The Etowah Water and Sewer Authority could see the projected timeline for the Russell Creek Reservoir drop by as much as half if it can secure a loan from the Georgia Environmental Finance Authority.
At the request of General Manager Brooke Anderson, the local authority's board approved a resolution stating its intent to move forward with a loan request during a work session March 11.
The resolution is not an acceptance of any sort of finances or obligations, according to Anderson. Rather, it's a statement of intent to pursue the loan process should it be accepted.
"The state put approximately $300 million in a fund toward reservoir development," Anderson said. "Until this year, we really have not pursued this money because we did not feel like our project was ready.
"Our project is now within reaches of getting our permit, so we feel now that this is an appropriate time to move toward getting this money."
The authority has been working since 2006 to develop the Russell Creek Reservoir, which could serve a projected population of 125,000 past 2050, off of Etowah River Road.
According to a population study completed by the Georgia Mountains Regional Commission in 2005, Dawson County could add 100,000 residents by 2050, which would require up to 17.2 million gallons of water per day.
GEFA also offers grants, but Anderson said the requirements likely were not in the local authority's best interests.
"Whatever percentage of grant money the state puts in, that percentage of money, they have ownership and rights to that water to do what they want with," he said. "Russell Creek Reservoir has been conceived and permitted for the purposes of Dawson County and Dawson County only, through the year 2063."
If approved for the loan application, Anderson would enter negotiations with GEFA on the terms. Once those were set, the loan would then go before Gov. Nathan Deal for approval.
"If we are able to secure this money, once we get the 404 permit, we will move into detailed design, which would take approximately 18 months to complete," he said. "Once that phase is completed, we will move into construction. If we get the loan, all of this could be completed and the reservoir be operational within five years."

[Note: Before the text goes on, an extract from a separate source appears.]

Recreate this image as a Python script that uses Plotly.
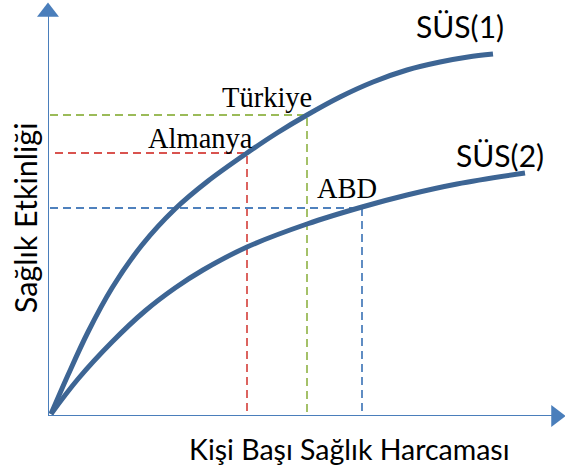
import plotly.graph_objects as go

# curve readings (x: spending, y: effectiveness), in chart units
sus1_x = [3, 20, 40, 64, 94, 127, 160, 199, 229, 259, 292, 325, 359, 392, 420, 445]
sus1_y = [2, 41, 84, 128, 171, 207, 235, 263, 283, 301, 319, 334, 346, 354, 359, 362]
sus2_x = [3, 30, 64, 97, 127, 155, 199, 259, 314, 359, 409, 477]
sus2_y = [2, 37, 74, 105, 128, 146, 169, 192, 209, 221, 232, 243]

countries = ['Almanya', 'Türkiye', 'ABD']
country_x = [199, 259, 314]
country_y = [263, 301, 208]
guide_start = [7, 2, 2]
guide_colors = ['#d9534f', '#9bbb59', '#4f81bd']

curve_color = '#3d6594'
axis_color = '#4a7ebb'

fig = go.Figure()

for name, cx, cy, x0, col in zip(countries, country_x, country_y, guide_start, guide_colors):
    fig.add_trace(go.Scatter(x=[x0, cx, cx], y=[cy, cy, 0], mode='lines',
                             line=dict(color=col, width=1.8, dash='8px,5px'),
                             hoverinfo='skip'))

fig.add_trace(go.Scatter(x=sus1_x, y=sus1_y, mode='lines',
                         line=dict(color=curve_color, width=5, shape='spline', smoothing=1)))
fig.add_trace(go.Scatter(x=sus2_x, y=sus2_y, mode='lines',
                         line=dict(color=curve_color, width=5, shape='spline', smoothing=1)))

# axis arrowheads
fig.add_trace(go.Scatter(x=[0], y=[404], mode='markers', cliponaxis=False,
                         marker=dict(symbol='triangle-up', size=19, color=axis_color)))
fig.add_trace(go.Scatter(x=[508], y=[0], mode='markers', cliponaxis=False,
                         marker=dict(symbol='triangle-right', size=19, color=axis_color)))

fig.add_shape(type='line', x0=0, y0=0, x1=0, y1=400, line=dict(color=axis_color, width=2))
fig.add_shape(type='line', x0=0, y0=0, x1=505, y1=0, line=dict(color=axis_color, width=2))

serif = dict(family='Liberation Serif', size=28.5, color='black')
sans = dict(family='Lato', size=30, color='black')

label_pos = {'Almanya': (152, 278), 'Türkiye': (219, 319), 'ABD': (299, 228)}
for name in countries:
    lx, ly = label_pos[name]
    fig.add_annotation(x=lx, y=ly, text=name, showarrow=False, font=serif,
                       xanchor='center', yanchor='middle')

fig.add_annotation(x=412, y=390, text='SÜS(1)', showarrow=False, font=sans)
fig.add_annotation(x=452, y=261, text='SÜS(2)', showarrow=False, font=sans)
fig.add_annotation(x=0.584, y=-0.079, xref='paper', yref='paper', xanchor='center',
                   yanchor='middle', text='Kişi Başı Sağlık Harcaması', showarrow=False,
                   font=dict(family='Lato', size=28.5, color='black'))
fig.add_annotation(x=-0.0445, y=0.478, xref='paper', yref='paper', xanchor='center',
                   yanchor='middle', text='Sağlık Etkinliği', showarrow=False,
                   font=dict(family='Lato', size=30.5, color='black'), textangle=-90)

fig.update_xaxes(range=[0, 517], visible=False)
fig.update_yaxes(range=[0, 416], visible=False)
fig.update_layout(width=565, height=472, margin=dict(l=48, r=0, t=0, b=56),
                  plot_bgcolor='white', paper_bgcolor='white', showlegend=False)

fig.write_html('out.html', config={'displayModeBar': False},
               post_script="document.body.style.margin='0';")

According to the U.S. Army Corps of Engineers, a 404 permit is needed "for certain activities conducted in wetlands or other U.S. waters." This permit is usually required to move water among water basins.
If the authority does not land a loan, Anderson said, it would have to put the project on the back burners until $25 million was secured, which could lengthen the project time frame to seven to 10 years.
"We believe that, based on past loans that have gone out, that the terms and conditions could ... reduce the impact of this project on our customers, on development and on the community," Anderson said.
"Anything we can do to reduce that is what we are going to try to do."